● **Instructions to follow**
Skip every picture and transcribe the remaining material exactly.

● **Available data**
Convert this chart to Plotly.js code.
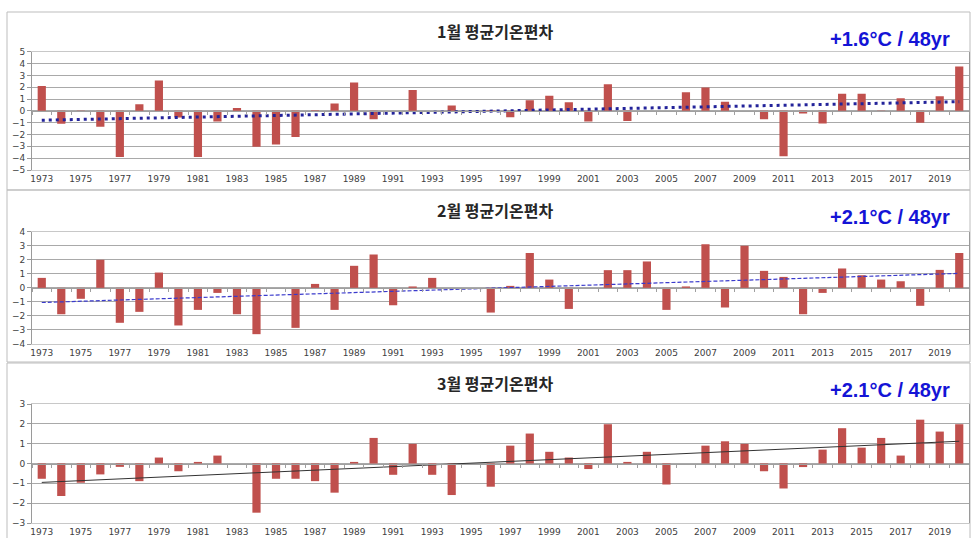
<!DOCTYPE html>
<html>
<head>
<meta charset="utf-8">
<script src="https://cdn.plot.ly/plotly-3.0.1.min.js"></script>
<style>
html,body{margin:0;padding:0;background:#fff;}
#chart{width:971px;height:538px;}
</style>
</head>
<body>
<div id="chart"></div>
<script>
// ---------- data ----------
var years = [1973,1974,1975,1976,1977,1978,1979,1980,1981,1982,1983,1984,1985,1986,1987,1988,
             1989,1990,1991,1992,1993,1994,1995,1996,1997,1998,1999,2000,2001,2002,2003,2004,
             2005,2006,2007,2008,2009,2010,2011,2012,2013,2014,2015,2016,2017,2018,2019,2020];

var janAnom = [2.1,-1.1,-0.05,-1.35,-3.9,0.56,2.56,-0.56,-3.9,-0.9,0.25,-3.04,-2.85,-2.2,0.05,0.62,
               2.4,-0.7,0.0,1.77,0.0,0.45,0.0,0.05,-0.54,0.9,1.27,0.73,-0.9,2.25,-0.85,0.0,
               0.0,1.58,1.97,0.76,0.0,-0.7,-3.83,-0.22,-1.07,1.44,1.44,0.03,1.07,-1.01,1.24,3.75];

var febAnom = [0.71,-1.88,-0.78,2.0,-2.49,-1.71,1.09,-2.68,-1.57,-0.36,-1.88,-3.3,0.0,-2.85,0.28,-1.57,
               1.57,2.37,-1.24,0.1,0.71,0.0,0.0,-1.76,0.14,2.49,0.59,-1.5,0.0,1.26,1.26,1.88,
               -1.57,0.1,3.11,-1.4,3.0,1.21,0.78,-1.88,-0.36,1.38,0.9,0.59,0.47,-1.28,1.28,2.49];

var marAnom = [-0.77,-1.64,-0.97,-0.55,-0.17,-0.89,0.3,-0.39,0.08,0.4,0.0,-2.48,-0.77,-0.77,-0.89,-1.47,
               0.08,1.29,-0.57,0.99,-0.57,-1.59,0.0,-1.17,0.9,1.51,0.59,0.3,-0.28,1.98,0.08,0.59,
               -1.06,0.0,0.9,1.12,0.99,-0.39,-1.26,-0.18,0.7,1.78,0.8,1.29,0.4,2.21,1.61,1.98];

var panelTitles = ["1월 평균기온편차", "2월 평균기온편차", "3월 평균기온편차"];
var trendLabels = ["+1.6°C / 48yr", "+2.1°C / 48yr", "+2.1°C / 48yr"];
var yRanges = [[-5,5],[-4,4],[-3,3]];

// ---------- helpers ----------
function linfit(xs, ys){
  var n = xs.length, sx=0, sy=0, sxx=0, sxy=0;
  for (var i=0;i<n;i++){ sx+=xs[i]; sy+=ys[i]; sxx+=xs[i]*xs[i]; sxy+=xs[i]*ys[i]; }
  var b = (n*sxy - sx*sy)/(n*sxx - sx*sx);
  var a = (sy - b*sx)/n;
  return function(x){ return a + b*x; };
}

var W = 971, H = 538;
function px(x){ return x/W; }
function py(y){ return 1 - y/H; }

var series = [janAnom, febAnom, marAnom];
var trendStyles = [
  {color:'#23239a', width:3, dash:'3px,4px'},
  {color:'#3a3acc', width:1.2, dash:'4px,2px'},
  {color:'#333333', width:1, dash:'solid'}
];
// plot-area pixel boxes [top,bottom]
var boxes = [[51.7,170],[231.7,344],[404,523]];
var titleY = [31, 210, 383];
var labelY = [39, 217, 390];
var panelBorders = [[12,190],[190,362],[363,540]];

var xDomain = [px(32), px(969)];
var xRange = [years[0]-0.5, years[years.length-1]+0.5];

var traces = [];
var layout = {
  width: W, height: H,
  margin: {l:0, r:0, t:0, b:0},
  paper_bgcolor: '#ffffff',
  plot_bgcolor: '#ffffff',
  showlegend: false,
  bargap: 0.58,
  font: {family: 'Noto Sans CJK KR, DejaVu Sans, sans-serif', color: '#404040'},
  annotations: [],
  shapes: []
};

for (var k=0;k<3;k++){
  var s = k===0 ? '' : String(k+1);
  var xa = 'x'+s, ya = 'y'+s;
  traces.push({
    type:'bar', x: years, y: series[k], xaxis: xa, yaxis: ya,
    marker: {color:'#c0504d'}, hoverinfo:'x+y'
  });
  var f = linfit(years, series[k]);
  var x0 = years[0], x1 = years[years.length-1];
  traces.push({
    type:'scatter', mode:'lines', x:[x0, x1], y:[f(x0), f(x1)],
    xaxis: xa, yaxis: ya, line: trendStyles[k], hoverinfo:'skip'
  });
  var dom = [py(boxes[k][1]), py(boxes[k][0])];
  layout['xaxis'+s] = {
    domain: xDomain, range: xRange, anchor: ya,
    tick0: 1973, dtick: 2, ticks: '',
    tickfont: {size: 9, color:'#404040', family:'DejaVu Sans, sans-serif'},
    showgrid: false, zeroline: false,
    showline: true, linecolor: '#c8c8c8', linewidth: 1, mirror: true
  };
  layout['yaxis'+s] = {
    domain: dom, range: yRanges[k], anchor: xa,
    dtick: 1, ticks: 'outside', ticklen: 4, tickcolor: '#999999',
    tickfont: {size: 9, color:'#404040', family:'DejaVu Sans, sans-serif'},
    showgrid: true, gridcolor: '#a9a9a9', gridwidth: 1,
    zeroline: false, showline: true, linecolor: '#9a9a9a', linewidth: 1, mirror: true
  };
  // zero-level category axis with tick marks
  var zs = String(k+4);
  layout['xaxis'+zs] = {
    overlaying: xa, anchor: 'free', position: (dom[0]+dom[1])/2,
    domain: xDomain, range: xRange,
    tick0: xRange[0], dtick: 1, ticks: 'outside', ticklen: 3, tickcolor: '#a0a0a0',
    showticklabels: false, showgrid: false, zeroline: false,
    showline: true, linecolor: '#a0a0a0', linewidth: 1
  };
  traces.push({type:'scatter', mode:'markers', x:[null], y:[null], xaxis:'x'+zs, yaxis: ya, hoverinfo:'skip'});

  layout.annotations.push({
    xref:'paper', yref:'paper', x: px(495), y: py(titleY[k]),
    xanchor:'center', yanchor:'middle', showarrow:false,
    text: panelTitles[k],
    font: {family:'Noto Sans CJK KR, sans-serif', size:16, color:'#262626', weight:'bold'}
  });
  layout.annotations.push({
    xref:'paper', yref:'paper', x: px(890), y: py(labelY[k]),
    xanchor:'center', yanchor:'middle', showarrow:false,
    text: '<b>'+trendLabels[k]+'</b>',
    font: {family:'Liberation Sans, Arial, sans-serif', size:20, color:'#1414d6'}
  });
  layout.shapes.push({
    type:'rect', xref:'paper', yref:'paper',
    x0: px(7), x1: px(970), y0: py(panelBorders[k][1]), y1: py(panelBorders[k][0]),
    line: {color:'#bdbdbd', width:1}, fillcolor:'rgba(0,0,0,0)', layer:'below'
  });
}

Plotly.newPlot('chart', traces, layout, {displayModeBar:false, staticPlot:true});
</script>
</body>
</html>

● **Result**
Convert this chart to Plotly.js code.
<!DOCTYPE html>
<html>
<head>
<meta charset="utf-8">
<script src="https://cdn.plot.ly/plotly-3.0.1.min.js"></script>
<style>
html,body{margin:0;padding:0;background:#fff;}
#chart{width:971px;height:538px;}
</style>
</head>
<body>
<div id="chart"></div>
<script>
// ---------- data ----------
var years = [1973,1974,1975,1976,1977,1978,1979,1980,1981,1982,1983,1984,1985,1986,1987,1988,
             1989,1990,1991,1992,1993,1994,1995,1996,1997,1998,1999,2000,2001,2002,2003,2004,
             2005,2006,2007,2008,2009,2010,2011,2012,2013,2014,2015,2016,2017,2018,2019,2020];

var janAnom = [2.1,-1.1,-0.05,-1.35,-3.9,0.56,2.56,-0.56,-3.9,-0.9,0.25,-3.04,-2.85,-2.2,0.05,0.62,
               2.4,-0.7,0.0,1.77,0.0,0.45,0.0,0.05,-0.54,0.9,1.27,0.73,-0.9,2.25,-0.85,0.0,
               0.0,1.58,1.97,0.76,0.0,-0.7,-3.83,-0.22,-1.07,1.44,1.44,0.03,1.07,-1.01,1.24,3.75];

var febAnom = [0.71,-1.88,-0.78,2.0,-2.49,-1.71,1.09,-2.68,-1.57,-0.36,-1.88,-3.3,0.0,-2.85,0.28,-1.57,
               1.57,2.37,-1.24,0.1,0.71,0.0,0.0,-1.76,0.14,2.49,0.59,-1.5,0.0,1.26,1.26,1.88,
               -1.57,0.1,3.11,-1.4,3.0,1.21,0.78,-1.88,-0.36,1.38,0.9,0.59,0.47,-1.28,1.28,2.49];

var marAnom = [-0.77,-1.64,-0.97,-0.55,-0.17,-0.89,0.3,-0.39,0.08,0.4,0.0,-2.48,-0.77,-0.77,-0.89,-1.47,
               0.08,1.29,-0.57,0.99,-0.57,-1.59,0.0,-1.17,0.9,1.51,0.59,0.3,-0.28,1.98,0.08,0.59,
               -1.06,0.0,0.9,1.12,0.99,-0.39,-1.26,-0.18,0.7,1.78,0.8,1.29,0.4,2.21,1.61,1.98];

var panelTitles = ["1월 평균기온편차", "2월 평균기온편차", "3월 평균기온편차"];
var trendLabels = ["+1.6°C / 48yr", "+2.1°C / 48yr", "+2.1°C / 48yr"];
var yRanges = [[-5,5],[-4,4],[-3,3]];

// ---------- helpers ----------
function linfit(xs, ys){
  var n = xs.length, sx=0, sy=0, sxx=0, sxy=0;
  for (var i=0;i<n;i++){ sx+=xs[i]; sy+=ys[i]; sxx+=xs[i]*xs[i]; sxy+=xs[i]*ys[i]; }
  var b = (n*sxy - sx*sy)/(n*sxx - sx*sx);
  var a = (sy - b*sx)/n;
  return function(x){ return a + b*x; };
}

var W = 971, H = 538;
function px(x){ return x/W; }
function py(y){ return 1 - y/H; }

var series = [janAnom, febAnom, marAnom];
var trendStyles = [
  {color:'#23239a', width:3, dash:'3px,4px'},
  {color:'#3a3acc', width:1.2, dash:'4px,2px'},
  {color:'#333333', width:1, dash:'solid'}
];
// plot-area pixel boxes [top,bottom]
var boxes = [[51.7,170],[231.7,344],[404,523]];
var titleY = [31, 210, 383];
var labelY = [39, 217, 390];
var panelBorders = [[12,190],[190,362],[363,540]];

var xDomain = [px(32), px(969)];
var xRange = [years[0]-0.5, years[years.length-1]+0.5];

var traces = [];
var layout = {
  width: W, height: H,
  margin: {l:0, r:0, t:0, b:0},
  paper_bgcolor: '#ffffff',
  plot_bgcolor: '#ffffff',
  showlegend: false,
  bargap: 0.58,
  font: {family: 'Noto Sans CJK KR, DejaVu Sans, sans-serif', color: '#404040'},
  annotations: [],
  shapes: []
};

for (var k=0;k<3;k++){
  var s = k===0 ? '' : String(k+1);
  var xa = 'x'+s, ya = 'y'+s;
  traces.push({
    type:'bar', x: years, y: series[k], xaxis: xa, yaxis: ya,
    marker: {color:'#c0504d'}, hoverinfo:'x+y'
  });
  var f = linfit(years, series[k]);
  var x0 = years[0], x1 = years[years.length-1];
  traces.push({
    type:'scatter', mode:'lines', x:[x0, x1], y:[f(x0), f(x1)],
    xaxis: xa, yaxis: ya, line: trendStyles[k], hoverinfo:'skip'
  });
  var dom = [py(boxes[k][1]), py(boxes[k][0])];
  layout['xaxis'+s] = {
    domain: xDomain, range: xRange, anchor: ya,
    tick0: 1973, dtick: 2, ticks: '',
    tickfont: {size: 9, color:'#404040', family:'DejaVu Sans, sans-serif'},
    showgrid: false, zeroline: false,
    showline: true, linecolor: '#c8c8c8', linewidth: 1, mirror: true
  };
  layout['yaxis'+s] = {
    domain: dom, range: yRanges[k], anchor: xa,
    dtick: 1, ticks: 'outside', ticklen: 4, tickcolor: '#999999',
    tickfont: {size: 9, color:'#404040', family:'DejaVu Sans, sans-serif'},
    showgrid: true, gridcolor: '#a9a9a9', gridwidth: 1,
    zeroline: false, showline: true, linecolor: '#9a9a9a', linewidth: 1, mirror: true
  };
  // zero-level category axis with tick marks
  var zs = String(k+4);
  layout['xaxis'+zs] = {
    overlaying: xa, anchor: 'free', position: (dom[0]+dom[1])/2,
    domain: xDomain, range: xRange,
    tick0: xRange[0], dtick: 1, ticks: 'outside', ticklen: 3, tickcolor: '#a0a0a0',
    showticklabels: false, showgrid: false, zeroline: false,
    showline: true, linecolor: '#a0a0a0', linewidth: 1
  };
  traces.push({type:'scatter', mode:'markers', x:[null], y:[null], xaxis:'x'+zs, yaxis: ya, hoverinfo:'skip'});

  layout.annotations.push({
    xref:'paper', yref:'paper', x: px(495), y: py(titleY[k]),
    xanchor:'center', yanchor:'middle', showarrow:false,
    text: panelTitles[k],
    font: {family:'Noto Sans CJK KR, sans-serif', size:16, color:'#262626', weight:'bold'}
  });
  layout.annotations.push({
    xref:'paper', yref:'paper', x: px(890), y: py(labelY[k]),
    xanchor:'center', yanchor:'middle', showarrow:false,
    text: '<b>'+trendLabels[k]+'</b>',
    font: {family:'Liberation Sans, Arial, sans-serif', size:20, color:'#1414d6'}
  });
  layout.shapes.push({
    type:'rect', xref:'paper', yref:'paper',
    x0: px(7), x1: px(970), y0: py(panelBorders[k][1]), y1: py(panelBorders[k][0]),
    line: {color:'#bdbdbd', width:1}, fillcolor:'rgba(0,0,0,0)', layer:'below'
  });
}

Plotly.newPlot('chart', traces, layout, {displayModeBar:false, staticPlot:true});
</script>
</body>
</html>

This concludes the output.